It gets my goat that people think it’s a good option. There are plenty of articles explaining some of the many issues with it, but a few are:
- It’s run by anti-LGBTQ+ crypto bros.
- It has ads right out of the box.
- It collected donations towards people who never signed up for them - then held them to ransom in exchange for the kind of information you should never share on the Internet.
- They’re a for-profit advertising company. “Privacy-centric” my elbow.


I thought people gave up on Tor years ago when it was revealed that it wasnt as anonymous as people expected due to the number of entry and exit nodes controlled by governments and spy agencies.

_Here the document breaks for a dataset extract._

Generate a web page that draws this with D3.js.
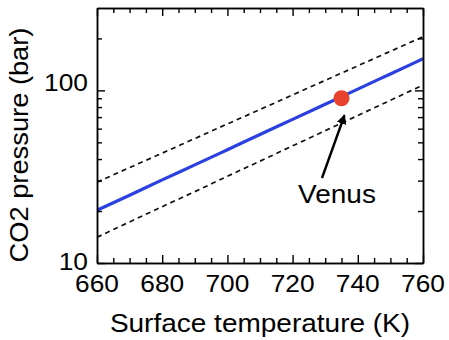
<!DOCTYPE html>
<html><head><meta charset="utf-8">
<script src="https://cdn.jsdelivr.net/npm/d3@7"></script>
<style>html,body{margin:0;padding:0;background:#fff;}svg{display:block;font-family:"Liberation Sans",Arial,sans-serif;}</style>
</head><body>
<script>
const temps = [660, 670, 680, 690, 700, 710, 720, 730, 740, 750, 760];
const pressureMid   = [20.2, 24.7, 30.3, 37.0, 45.3, 55.5, 67.9, 83.1, 101.7, 124.5, 152.4];
const pressureUpper = [29.4, 35.7, 43.3, 52.6, 63.9, 77.5, 94.1, 114.3, 138.7, 168.4, 204.5];
const pressureLower = [14.1, 17.3, 21.2, 25.9, 31.8, 38.9, 47.7, 58.4, 71.5, 87.6, 107.3];
const venus = {t: 735, p: 90, label: "Venus"};
const xTicks = [660, 680, 700, 720, 740, 760];
const yTicks = [10, 100];
const xLabel = "Surface temperature (K)";
const yLabel = "CO2 pressure (bar)";

const W = 449, H = 340;
const svg = d3.select("body").append("svg").attr("width", W).attr("height", H);
const x = d3.scaleLinear().domain([660, 760]).range([97, 423]);
const y = d3.scaleLog().domain([10, 300]).range([263, 8]);
const defs = svg.append("defs");
defs.append("clipPath").attr("id","c").append("rect")
  .attr("x",97).attr("y",8).attr("width",326).attr("height",255);

const line = d3.line().x((d,i)=>x(temps[i])).y(d=>y(d)).curve(d3.curveMonotoneX);
const data = svg.append("g").attr("clip-path","url(#c)");
data.append("path").datum(pressureUpper).attr("d", line).attr("fill","none")
  .attr("stroke","#111").attr("stroke-width",1.7).attr("stroke-dasharray","5,4");
data.append("path").datum(pressureLower).attr("d", line).attr("fill","none")
  .attr("stroke","#111").attr("stroke-width",1.7).attr("stroke-dasharray","5,4");
data.append("path").datum(pressureMid).attr("d", line).attr("fill","none")
  .attr("stroke","#2a40e0").attr("stroke-width",3.2);

// axes with inward ticks, mirrored on top/right
const xMinor = d3.range(660, 761, 5).filter(v=>!xTicks.includes(v));
const yMinor = [20,30,40,50,60,70,80,90,200];
const mk = (fn, vals, len) => fn.tickValues(vals).tickSizeInner(-len).tickSizeOuter(0).tickFormat("");
[[mk(d3.axisBottom(x), xTicks, 8),"translate(0,263)"],[mk(d3.axisBottom(x), xMinor, 5),"translate(0,263)"],
 [mk(d3.axisTop(x), xTicks, 8),"translate(0,8)"],[mk(d3.axisTop(x), xMinor, 5),"translate(0,8)"],
 [mk(d3.axisLeft(y), yTicks, 8),"translate(97,0)"],[mk(d3.axisLeft(y), yMinor, 5),"translate(97,0)"],
 [mk(d3.axisRight(y), yTicks, 8),"translate(423,0)"],[mk(d3.axisRight(y), yMinor, 5),"translate(423,0)"]]
 .forEach(([a,t])=>{
   const gg = svg.append("g").attr("transform",t).call(a);
   gg.selectAll("line").attr("stroke","#000").attr("stroke-width",1.4);
   gg.select(".domain").attr("stroke","#000").attr("stroke-width",1.5);
 });

const sx = 1.12;
svg.append("g").selectAll("text").data(xTicks).join("text")
  .attr("transform", d=>`translate(${x(d)},292) scale(${sx},1)`)
  .attr("text-anchor","middle").attr("font-size",23.5).attr("fill","#000").text(d=>d);
svg.append("g").selectAll("text").data(yTicks).join("text")
  .attr("transform", d=>`translate(88,${d===10?270:91}) scale(${sx},1)`)
  .attr("text-anchor","end").attr("font-size",23.5).attr("fill","#000").text(d=>d);
svg.append("text").attr("transform",`translate(260,332) scale(${sx},1)`)
  .attr("text-anchor","middle").attr("font-size",25).attr("fill","#000").text(xLabel);
svg.append("text").attr("transform",`translate(28,145) rotate(-90) scale(1.07,1.04)`)
  .attr("text-anchor","middle").attr("font-size",25.5).attr("fill","#000").text(yLabel);

// Venus point & arrow
defs.append("marker").attr("id","ah").attr("viewBox","0 0 10 10").attr("refX",9).attr("refY",5)
  .attr("markerWidth",4).attr("markerHeight",4).attr("orient","auto")
  .append("path").attr("d","M0,0 L10,5 L0,10 z").attr("fill","#000");
svg.append("line").attr("x1",322).attr("y1",178).attr("x2",x(venus.t)+3).attr("y2",y(venus.p)+17)
  .attr("stroke","#000").attr("stroke-width",2.4).attr("marker-end","url(#ah)");
svg.append("circle").attr("cx",x(venus.t)).attr("cy",y(venus.p)).attr("r",8)
  .attr("fill","#e8432f");
svg.append("text").attr("transform",`translate(337,203) scale(${sx},1)`)
  .attr("text-anchor","middle").attr("font-size",25).attr("fill","#000").text(venus.label);
</script>
</body></html>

The NSA wasn’t able to break Tor fundamentally, even with spanning numerous exit nodes to intercept traffic, and high-scale traffic correlation between enter and exit nodes
https://www.theguardian.com/world/2013/oct/04/nsa-gchq-attack-tor-network-encryption
Do we trust a 12 year old article sourced from the government to be honest about current/past capabilities? Genuinely asking.
This question is unironically very deep. As it’s privacy we’re talking, you decide what to trust on your own.
My understanding is that Tor provides anonymity for my threat model (ad-tech corporations).
But trust need to be placed somewhere. Do we trust Mozilla? All their emploees? Do we trust OSS? Does anybody actually review open-source code? What about supply chain attacks?
I am, a nobody, was personally invited to a Contagious Interview (a person, pretending to be a client for consulting was trying to place a rootkit on my machine via GitHub repo).
What about AI-assistet coding that actively tries to eliminate security gates?